The liquid mixture being distilled is called distilland and the resulting liquid is called distillate. In laboratories, there are several types of distillation used according to the needs such as simple distillation which involves only one vaporization-condensation cycle or vacuum distillation where the process is carried out under reduced pressure. Distillation makes use of the apparent physical property of the liquids: the boiling point. This method will produce an excellent result if the boiling points of the liquids distilled differ significantly from one another.
We need to understand the reason why boiling phenomena occurs. A pure liquid in an open container will boil when its vapor pressure (the pressure of a vapor in its equilibrium with its non-vapor phases) is the same as the ambient pressure. To attain the above condition, a liquid must be heated until it reaches a certain temperature in which the molecules of the liquid have sufficient energy to overcome the attractive forces between them. This specific temperature is called a boiling point/saturation temperature and importantly, it is varied for many different liquids. Moreover, boiling point depends on pressure.
Normal boiling point of liquids occurs at one atm or the standard sea level pressure; for example, water’s normal boiling point is 100 °C. Boiling point will decrease at higher elevations due to the decrease in atmospheric pressure. Likewise, as the surrounding pressure increases, boiling point will continue to increase and stop at a critical point in which liquid and gas properties become identical; boiling point decreases as the ambient pressure decreases until reaching the triple point (specific temperature and pressure where solid, liquid, and gas coexist in equilibrium). Distillation method is actually not as simple as it first looks.
There is a common misconception that even though two different liquids are mixed together, each of them will still boil at its normal boiling point thus, producing a pure distillate. Nevertheless, this does not occur even in the idealized system (mixture of liquids with similar chemical structure). There are two principles that govern the ideal distillation process: Raoult’s Law and Dalton’s Law. Raoult’s Law states that the partial vapor pressure of a component in a mixture is equal to the vapor pressure of the pure component at that temperature multiplied by its mole fraction in the mixture. Dalton’s Law states that the total vapor pressure is the sum of the vapor pressure of each component in the mixture. Therefore, when an ideal blend of liquids is heated, each component’s vapor pressure will increase causing the total vapor pressure to rise.
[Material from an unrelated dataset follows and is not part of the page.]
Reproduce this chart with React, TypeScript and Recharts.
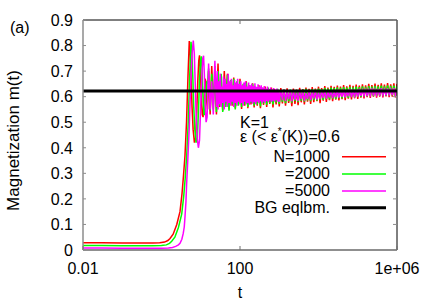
import React from 'react';
import { LineChart, Line, XAxis, YAxis, ReferenceLine } from 'recharts';

const FONT = '"Liberation Sans", Arial, Helvetica, sans-serif';

// ---- tick labels ----
const xTickValues = [0.01, 100, 1e6];
const xTickLabels = ['0.01', '100', '1e+06'];
const yTickValues = [0, 0.1, 0.2, 0.3, 0.4, 0.5, 0.6, 0.7, 0.8, 0.9];
const yTickLabels = ['0', '0.1', '0.2', '0.3', '0.4', '0.5', '0.6', '0.7', '0.8', '0.9'];

// ---- legend / annotation ----
const seriesNames = ['N=1000', '=2000', '=5000'];
const seriesColors = ['#ff0000', '#00ff00', '#ff00ff'];
const bgName = 'BG eqlbm.';
const bgEquilibrium = 0.622;

// ---- early-time transients (each series has its own sampling) ----
const redEarlyT = [0.01, 0.03, 0.1, 0.3, 0.6, 0.9, 1.2, 1.45, 1.65, 1.98, 2.45, 2.96, 3.33, 3.63, 3.97, 4.34, 4.73, 5.1, 5.4, 5.7, 6.0, 6.4, 6.9, 7.4, 7.9, 8.4, 8.9, 9.3, 9.8, 10.3, 10.9, 11.5, 12.2, 12.9, 13.5, 14.2, 14.9];
const redEarlyM = [0.028, 0.028, 0.027, 0.027, 0.027, 0.028, 0.031, 0.037, 0.045, 0.062, 0.1, 0.15, 0.22, 0.29, 0.37, 0.5, 0.68, 0.818, 0.77, 0.67, 0.56, 0.47, 0.42, 0.44, 0.54, 0.66, 0.74, 0.762, 0.7, 0.6, 0.53, 0.52, 0.6, 0.67, 0.66, 0.58, 0.55];

const greenEarlyT = [0.01, 0.03, 0.1, 0.3, 0.6, 1.0, 1.33, 1.6, 1.82, 2.19, 2.7, 3.27, 3.68, 4.01, 4.39, 4.8, 5.23, 5.64, 5.95, 6.3, 6.63, 7.07, 7.62, 8.18, 8.73, 9.28, 9.83, 10.28, 10.83, 11.38, 12.04, 12.7, 13.48, 14.25, 14.9];
const greenEarlyM = [0.018, 0.018, 0.017, 0.017, 0.017, 0.018, 0.02, 0.026, 0.034, 0.05, 0.088, 0.14, 0.21, 0.28, 0.37, 0.5, 0.68, 0.815, 0.77, 0.67, 0.56, 0.47, 0.42, 0.44, 0.54, 0.66, 0.74, 0.758, 0.7, 0.6, 0.53, 0.53, 0.6, 0.66, 0.65];

const magentaEarlyT = [0.01, 0.03, 0.1, 0.3, 0.6, 1.0, 1.5, 1.9, 2.3, 2.7, 2.96, 3.3, 3.58, 3.8, 3.97, 4.2, 4.37, 4.6, 4.8, 5.1, 5.5, 5.95, 6.45, 6.85, 7.2, 7.6, 8.1, 8.7, 9.3, 9.9, 10.6, 11.2, 11.8, 12.4, 13.0, 13.7, 14.5, 15.2];
const magentaEarlyM = [0.008, 0.008, 0.007, 0.007, 0.007, 0.007, 0.008, 0.01, 0.014, 0.02, 0.026, 0.042, 0.065, 0.09, 0.13, 0.19, 0.26, 0.33, 0.39, 0.48, 0.63, 0.76, 0.82, 0.77, 0.66, 0.54, 0.44, 0.4, 0.43, 0.55, 0.67, 0.75, 0.76, 0.68, 0.57, 0.5, 0.52, 0.62];

// ---- late-time fluctuating band (sampling times for N=1000 and N=2000) ----
const bandT = [
  15.85, 17.38, 19.05, 20.89, 22.91, 25.12, 27.54, 30.2, 33.11, 36.31, 39.81, 43.65, 47.86, 52.48, 57.54, 63.1, 69.18, 75.86, 83.18, 91.2, 100,
  109.6, 120.2, 131.8, 144.5, 158.5, 173.8, 190.5, 208.9, 229.1, 251.2, 275.4, 302, 331.1, 363.1, 398.1, 436.5, 478.6, 524.8, 575.4, 631, 691.8, 758.6, 831.8, 912, 1000,
  1096, 1202, 1318, 1445, 1585, 1738, 1905, 2089, 2291, 2512, 2754, 3020, 3311, 3631, 3981, 4365, 4786, 5248, 5754, 6310, 6918, 7586, 8318, 9120, 10000,
  10960, 12020, 13180, 14450, 15850, 17380, 19050, 20890, 22910, 25120, 27540, 30200, 33110, 36310, 39810, 43650, 47860, 52480, 57540, 63100, 69180, 75860, 83180, 91200, 100000,
  109600, 120200, 131800, 144500, 158500, 173800, 190500, 208900, 229100, 251200, 275400, 302000, 331100, 363100, 398100, 436500, 478600, 524800, 575400, 631000, 691800, 758600, 831800, 912000, 1000000,
];

const redBandM = [
  0.70, 0.53, 0.72, 0.57, 0.68, 0.53, 0.73, 0.56, 0.67, 0.545, 0.70, 0.57,
  0.69, 0.55, 0.66, 0.565, 0.675, 0.555, 0.65, 0.57, 0.67, 0.552, 0.645, 0.565,
  0.66, 0.555, 0.64, 0.57, 0.652, 0.558, 0.636, 0.565, 0.645, 0.555, 0.632, 0.568,
  0.64, 0.56, 0.628, 0.572, 0.636, 0.558, 0.63, 0.57, 0.625, 0.562, 0.634, 0.574,
  0.627, 0.565, 0.633, 0.576, 0.626, 0.563, 0.632, 0.572, 0.628, 0.567, 0.635, 0.578,
  0.63, 0.57, 0.636, 0.58, 0.631, 0.572, 0.638, 0.578, 0.632, 0.582, 0.639, 0.575,
  0.634, 0.584, 0.641, 0.579, 0.636, 0.586, 0.642, 0.582, 0.638, 0.588, 0.643, 0.585,
  0.639, 0.59, 0.645, 0.586, 0.64, 0.592, 0.646, 0.589, 0.642, 0.594, 0.647, 0.591,
  0.643, 0.596, 0.648, 0.593, 0.644, 0.598, 0.65, 0.595, 0.645, 0.6, 0.651, 0.596,
  0.646, 0.6, 0.652, 0.597, 0.647, 0.601, 0.653, 0.598, 0.648, 0.6, 0.652, 0.597,
  0.65,
];

const greenBandM = [
  0.71, 0.545, 0.69, 0.55, 0.72, 0.54, 0.70, 0.565, 0.69, 0.54, 0.67, 0.56,
  0.685, 0.545, 0.665, 0.57, 0.67, 0.55, 0.66, 0.565, 0.66, 0.56, 0.65, 0.57,
  0.655, 0.56, 0.645, 0.575, 0.65, 0.565, 0.64, 0.57, 0.642, 0.562, 0.636, 0.574,
  0.632, 0.568, 0.636, 0.576, 0.63, 0.57, 0.627, 0.578, 0.631, 0.572, 0.626, 0.58,
  0.629, 0.575, 0.625, 0.582, 0.628, 0.577, 0.624, 0.583, 0.627, 0.579, 0.626, 0.584,
  0.628, 0.58, 0.631, 0.585, 0.627, 0.582, 0.63, 0.587, 0.629, 0.584, 0.632, 0.588,
  0.63, 0.587, 0.634, 0.59, 0.632, 0.589, 0.635, 0.592, 0.633, 0.591, 0.636, 0.594,
  0.634, 0.593, 0.637, 0.596, 0.635, 0.595, 0.638, 0.598, 0.636, 0.597, 0.639, 0.6,
  0.637, 0.599, 0.64, 0.602, 0.638, 0.601, 0.641, 0.603, 0.639, 0.602, 0.642, 0.604,
  0.64, 0.603, 0.643, 0.605, 0.641, 0.604, 0.644, 0.606, 0.642, 0.605, 0.643, 0.604,
  0.642,
];

// N=5000 is sampled more densely between t=25 and t=1000
const magentaMidT = [
  15.85, 17.38, 19.05, 20.89, 22.91,
  25.12, 26.3, 27.54, 28.84, 30.2, 31.62, 33.11, 34.67, 36.31, 38.02, 39.81, 41.69, 43.65, 45.71, 47.86,
  50.12, 52.48, 54.95, 57.54, 60.26, 63.1, 66.07, 69.18, 72.44, 75.86, 79.43, 83.18, 87.1, 91.2, 95.5,
  100, 104.7, 109.6, 114.8, 120.2, 125.9, 131.8, 138, 144.5, 151.4, 158.5, 166, 173.8, 182, 190.5, 199.5,
  208.9, 218.8, 229.1, 239.9, 251.2, 263, 275.4, 288.4, 302, 316.2, 331.1, 346.7, 363.1, 380.2, 398.1,
  416.9, 436.5, 457.1, 478.6, 501.2, 524.8, 549.5, 575.4, 602.6, 631, 660.7, 691.8, 724.4, 758.6, 794.3,
  831.8, 871, 912, 955,
];
const magentaMidM = [
  0.73, 0.55, 0.66, 0.53, 0.74,
  0.56, 0.70, 0.55, 0.66, 0.57, 0.69, 0.56, 0.64, 0.575, 0.68, 0.55, 0.67, 0.58, 0.65, 0.56,
  0.69, 0.575, 0.66, 0.565, 0.67, 0.58, 0.645, 0.56, 0.665, 0.575, 0.655, 0.565, 0.67, 0.58, 0.65,
  0.57, 0.66, 0.575, 0.645, 0.565, 0.655, 0.58, 0.66, 0.57, 0.64, 0.575, 0.655, 0.568, 0.645, 0.58, 0.65,
  0.572, 0.642, 0.578, 0.652, 0.57, 0.638, 0.58, 0.648, 0.575, 0.64, 0.582, 0.645, 0.574, 0.636, 0.58,
  0.642, 0.576, 0.632, 0.583, 0.64, 0.578, 0.63, 0.585, 0.636, 0.579, 0.628, 0.584, 0.634, 0.58, 0.626,
  0.586, 0.632, 0.581, 0.627,
];
const magentaLateT = bandT.slice(45);
const magentaLateM = [
  0.58, 0.626, 0.586,
  0.628, 0.583, 0.618, 0.59, 0.626, 0.582, 0.622, 0.588, 0.616, 0.584, 0.624, 0.59,
  0.62, 0.585, 0.614, 0.591, 0.622, 0.587, 0.618, 0.593, 0.623, 0.589, 0.617, 0.592,
  0.622, 0.595, 0.626, 0.592, 0.619, 0.597, 0.625, 0.594, 0.621, 0.598, 0.627, 0.596,
  0.622, 0.599, 0.628, 0.597, 0.624, 0.601, 0.629, 0.598, 0.623, 0.602, 0.627, 0.6,
  0.63, 0.603, 0.625, 0.605, 0.631, 0.602, 0.627, 0.606, 0.632, 0.604, 0.628, 0.607,
  0.63, 0.604, 0.633, 0.607, 0.628, 0.605, 0.632, 0.609, 0.629, 0.606, 0.633, 0.608,
  0.63,
];

function toPoints(ts: number[], ms: number[]) {
  return ts.map((t, i) => ({ t, m: ms[i] }));
}

const seriesData = [
  [...toPoints(redEarlyT, redEarlyM), ...toPoints(bandT, redBandM)],
  [...toPoints(greenEarlyT, greenEarlyM), ...toPoints(bandT, greenBandM)],
  [
    ...toPoints(magentaEarlyT, magentaEarlyM),
    ...toPoints(magentaMidT, magentaMidM),
    ...toPoints(magentaLateT, magentaLateM),
  ],
];

const W = 436;
const H = 305;
const FS = 16;

const BottomTick = (props: any) => {
  const { x, y, payload } = props;
  const idx = xTickValues.indexOf(payload.value);
  return (
    <g>
      <line x1={x} x2={x} y1={y} y2={y - 4} stroke="#707070" strokeWidth={1} />
      <text x={x} y={y + 23.5} textAnchor="middle" fontSize={FS} fontFamily={FONT} fill="#000">
        {xTickLabels[idx]}
      </text>
    </g>
  );
};

const TopTick = (props: any) => {
  const { x, y } = props;
  return <line x1={x} x2={x} y1={y} y2={y + 4} stroke="#707070" strokeWidth={1} />;
};

const LeftTick = (props: any) => {
  const { x, y, payload } = props;
  const idx = yTickValues.indexOf(payload.value);
  return (
    <g>
      <line x1={x} x2={x + 3} y1={y} y2={y} stroke="#8c8c8c" strokeWidth={1} />
      <text x={x - 10} y={y + 5.8} textAnchor="end" fontSize={FS} fontFamily={FONT} fill="#000">
        {yTickLabels[idx]}
      </text>
    </g>
  );
};

const RightTick = (props: any) => {
  const { x, y } = props;
  return <line x1={x} x2={x - 4} y1={y} y2={y} stroke="#8c8c8c" strokeWidth={1} />;
};

const legendRowsY = [161.7, 179, 196, 212.7];

export default function App() {
  return (
    <div style={{ position: 'absolute', left: 0, top: 0, width: W, height: H, background: '#fff' }}>
      <LineChart width={W} height={H} margin={{ top: 19, right: 38, bottom: 0, left: 0 }}>
        <XAxis
          xAxisId={0}
          dataKey="t"
          type="number"
          scale="log"
          domain={[0.01, 1e6]}
          allowDataOverflow
          ticks={xTickValues}
          interval={0}
          height={55}
          tickSize={0}
          tickMargin={0}
          tickLine={false}
          axisLine={{ stroke: '#6a6a6a', strokeWidth: 1.5 }}
          tick={BottomTick}
        />
        <XAxis
          xAxisId="top"
          orientation="top"
          dataKey="t"
          type="number"
          scale="log"
          domain={[0.01, 1e6]}
          allowDataOverflow
          ticks={[100]}
          interval={0}
          height={1}
          tickSize={0}
          tickMargin={0}
          tickLine={false}
          axisLine={{ stroke: '#000', strokeWidth: 1 }}
          tick={TopTick}
        />
        <YAxis
          yAxisId={0}
          type="number"
          domain={[0, 0.9]}
          allowDataOverflow
          ticks={yTickValues}
          interval={0}
          width={83}
          tickSize={0}
          tickMargin={0}
          tickLine={false}
          axisLine={{ stroke: '#8c8c8c', strokeWidth: 1.5 }}
          tick={LeftTick}
        />
        <YAxis
          yAxisId="right"
          orientation="right"
          type="number"
          domain={[0, 0.9]}
          allowDataOverflow
          ticks={yTickValues}
          interval={0}
          width={1}
          tickSize={0}
          tickMargin={0}
          tickLine={false}
          axisLine={{ stroke: '#000', strokeWidth: 1 }}
          tick={RightTick}
        />
        {seriesData.map((d, i) => (
          <Line
            key={seriesNames[i]}
            data={d}
            dataKey="m"
            type="linear"
            stroke={seriesColors[i]}
            strokeWidth={1.5}
            dot={false}
            activeDot={false}
            isAnimationActive={false}
          />
        ))}
        <ReferenceLine y={bgEquilibrium} stroke="#000" strokeWidth={3} />
      </LineChart>
      <svg
        width={W}
        height={H}
        style={{ position: 'absolute', left: 0, top: 0, pointerEvents: 'none' }}
        fontFamily={FONT}
      >
        <text x={10} y={32.5} fontSize={FS} fill="#000">(a)</text>
        <text
          x={0}
          y={0}
          fontSize={17}
          fill="#000"
          textAnchor="middle"
          transform="translate(19,140.5) rotate(-90)"
        >
          Magnetization m(t)
        </text>
        <text x={240} y={298} fontSize={FS} textAnchor="middle" fill="#000">t</text>
        <text x={240} y={127.5} fontSize={FS} fill="#000">K=1</text>
        <text x={240} y={142} fontSize={FS} fill="#000">
          ε (&lt; ε
          <tspan fontSize={10} dy={-7}>*</tspan>
          <tspan dy={7}>(K))=0.6</tspan>
        </text>
        {seriesNames.map((name, i) => (
          <g key={name}>
            <text x={330} y={legendRowsY[i]} fontSize={FS} textAnchor="end" fill="#000">{name}</text>
            <line x1={342} x2={386} y1={legendRowsY[i] - 5} y2={legendRowsY[i] - 5} stroke={seriesColors[i]} strokeWidth={1.4} />
          </g>
        ))}
        <text x={330} y={legendRowsY[3]} fontSize={FS} textAnchor="end" fill="#000">{bgName}</text>
        <line x1={342} x2={386} y1={legendRowsY[3] - 5} y2={legendRowsY[3] - 5} stroke="#000" strokeWidth={3} />
      </svg>
    </div>
  );
}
As a result, boiling will occur when the total vapor pressure equals the ambient pressure. In a 50: 50 mixture of two mutually soluble liquids, it will boil at the temperature halfway between the boiling points of the pure substances. We unfortunately rarely encounter this type of ideal systems. Most of the time, the liquids have different chemical structure (slightly soluble) causing a change in the volatility. Thus, wide deviations occur from the behaviors that are predicted by Raoult’s Law.
One important example is the mixture of alcohol and water which form azeotrope (the boiling point of the mixture is lower than the boiling temperature of each pure substances) when heated. Distillation technique would be employed in many college-level chemistry classes. There are a few important points to remember. One would be that the vapor of a mixture will always contains a higher amount of the more volatile component.
Additionally, it is not possible to achieve a completely pure distillate, yet a sufficient amount of purification can be attained using distillation.